Sunday, June 17, 2012

Pleasant Legends


But understand this: if the owner of the house had known in what part of the night the thief was coming, he would have stayed awake and would not have let his house be broken into. Therefore you also must be ready, for the Son of Man is coming at an unexpected hour. (Matthew 24:43-44)

Lake Town is a thriving, bustling marketplace. It is the successor to an earlier town built on the shores of the Long Lake but destroyed years ago, when Smaug came and took over the Lonely Mountain, driving the dwarves away (those who survived, that is). Although the dragon occasionally ventures out to wreak havoc among the men on the lake shore, most of the time they give little thought to history and its implications. Tolkien describes the scene thus:

"But men remembered little of all that, though some still sang old songs of the dwarf-kings of the Mountain, Thror and Thrain of the race of Durin, and of the coming of the Dragon, and the fall of the lords of Dale. Some sang too that Thror and Thrain would come back one day and gold would flow in rivers, through the mountain-gates, and all that land would be filled with new song and new laughter. But this pleasant legend did not much affect their daily business."

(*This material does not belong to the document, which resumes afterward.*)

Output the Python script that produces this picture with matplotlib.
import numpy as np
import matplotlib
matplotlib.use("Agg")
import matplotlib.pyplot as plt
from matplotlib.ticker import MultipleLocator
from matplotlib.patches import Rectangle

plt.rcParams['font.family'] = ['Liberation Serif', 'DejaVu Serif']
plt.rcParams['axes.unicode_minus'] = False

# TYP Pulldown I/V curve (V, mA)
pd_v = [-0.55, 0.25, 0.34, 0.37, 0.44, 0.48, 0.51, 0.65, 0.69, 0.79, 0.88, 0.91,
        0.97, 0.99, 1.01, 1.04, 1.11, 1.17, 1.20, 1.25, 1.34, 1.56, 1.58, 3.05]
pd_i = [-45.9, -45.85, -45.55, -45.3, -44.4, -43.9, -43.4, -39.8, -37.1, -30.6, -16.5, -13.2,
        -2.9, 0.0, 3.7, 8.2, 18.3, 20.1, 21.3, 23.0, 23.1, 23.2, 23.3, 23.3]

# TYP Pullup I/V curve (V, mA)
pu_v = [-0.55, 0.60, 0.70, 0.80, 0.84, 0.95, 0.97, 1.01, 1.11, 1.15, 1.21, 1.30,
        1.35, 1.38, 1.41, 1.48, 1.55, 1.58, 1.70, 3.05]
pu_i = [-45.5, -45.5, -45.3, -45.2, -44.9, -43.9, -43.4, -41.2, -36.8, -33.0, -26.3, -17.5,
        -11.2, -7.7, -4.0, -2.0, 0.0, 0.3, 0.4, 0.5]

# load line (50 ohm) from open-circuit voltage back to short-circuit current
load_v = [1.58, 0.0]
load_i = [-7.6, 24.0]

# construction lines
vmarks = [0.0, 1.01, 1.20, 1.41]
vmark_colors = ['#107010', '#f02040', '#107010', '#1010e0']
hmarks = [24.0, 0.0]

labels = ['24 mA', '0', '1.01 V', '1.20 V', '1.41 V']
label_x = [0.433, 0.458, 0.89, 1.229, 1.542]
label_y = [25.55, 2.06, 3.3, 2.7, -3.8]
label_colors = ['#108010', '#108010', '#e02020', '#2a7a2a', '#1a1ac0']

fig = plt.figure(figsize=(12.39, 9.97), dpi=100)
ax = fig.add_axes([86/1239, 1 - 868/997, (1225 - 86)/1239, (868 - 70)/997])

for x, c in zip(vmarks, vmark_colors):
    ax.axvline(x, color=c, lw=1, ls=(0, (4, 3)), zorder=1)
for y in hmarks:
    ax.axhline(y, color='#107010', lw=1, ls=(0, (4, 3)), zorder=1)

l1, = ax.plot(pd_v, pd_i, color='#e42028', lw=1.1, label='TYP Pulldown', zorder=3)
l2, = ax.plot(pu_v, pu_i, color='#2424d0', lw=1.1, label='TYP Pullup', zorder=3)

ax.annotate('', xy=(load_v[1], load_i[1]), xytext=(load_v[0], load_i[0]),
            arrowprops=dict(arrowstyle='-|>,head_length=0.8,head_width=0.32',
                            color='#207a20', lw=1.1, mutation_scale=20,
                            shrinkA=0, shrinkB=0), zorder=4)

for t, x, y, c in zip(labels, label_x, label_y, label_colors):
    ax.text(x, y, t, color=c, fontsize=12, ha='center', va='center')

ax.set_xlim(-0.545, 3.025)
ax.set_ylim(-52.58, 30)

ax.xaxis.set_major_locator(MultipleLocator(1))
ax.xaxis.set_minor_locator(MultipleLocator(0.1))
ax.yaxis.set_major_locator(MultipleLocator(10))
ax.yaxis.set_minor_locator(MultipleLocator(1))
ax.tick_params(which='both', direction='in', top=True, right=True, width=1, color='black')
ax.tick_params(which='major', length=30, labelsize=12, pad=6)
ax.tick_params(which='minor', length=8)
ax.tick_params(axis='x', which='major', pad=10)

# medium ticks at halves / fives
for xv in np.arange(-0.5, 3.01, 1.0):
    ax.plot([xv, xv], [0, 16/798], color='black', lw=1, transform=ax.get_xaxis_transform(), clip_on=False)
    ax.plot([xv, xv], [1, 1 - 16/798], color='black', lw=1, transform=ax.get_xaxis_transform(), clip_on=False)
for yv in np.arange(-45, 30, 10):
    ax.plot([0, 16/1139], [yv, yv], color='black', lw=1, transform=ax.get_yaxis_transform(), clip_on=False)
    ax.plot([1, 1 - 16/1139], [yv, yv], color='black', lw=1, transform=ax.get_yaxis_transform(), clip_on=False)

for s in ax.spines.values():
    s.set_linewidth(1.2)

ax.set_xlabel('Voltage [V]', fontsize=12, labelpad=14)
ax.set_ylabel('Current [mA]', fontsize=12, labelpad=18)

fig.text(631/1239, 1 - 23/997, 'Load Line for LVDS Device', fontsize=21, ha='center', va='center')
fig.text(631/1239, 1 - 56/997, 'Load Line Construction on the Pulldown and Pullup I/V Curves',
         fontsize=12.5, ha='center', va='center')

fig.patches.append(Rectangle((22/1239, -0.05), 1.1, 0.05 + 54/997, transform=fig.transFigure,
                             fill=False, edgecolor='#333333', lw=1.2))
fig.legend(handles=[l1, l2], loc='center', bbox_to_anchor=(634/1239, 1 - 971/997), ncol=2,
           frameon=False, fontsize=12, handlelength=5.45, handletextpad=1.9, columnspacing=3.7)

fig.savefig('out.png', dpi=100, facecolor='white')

Little do they know that Thorin, son of Thrain and grandson of Thror, is about to enter their town and declare his intentions to reclaim the dwarves' treasure, and that their pleasant legends are about to become very real.

How many of us generally regard some of the more difficult teachings of the Bible, such as Jesus's second coming, as "pleasant legends," things that seem even more remote now, two millennia on? I suspect that most people would be as surprised as the citizens of Lake Town if Jesus were to walk into our churches today. I suspect also that most people would react as the lake men did, as well, thinking the visitor to be a fraud or impostor. How would we determine if he's who he says he is? How would we prepare ourselves for something that he has already told us would be unexpected?

On the other hand, he also told us that "the kingdom of God is among you" (Luke 17:21) and "just as you did it to one of the least of these who are members of my family, you did it to me" (Matthew 25:40). Maybe instead of worrying about when he may come back, we act like he is already here.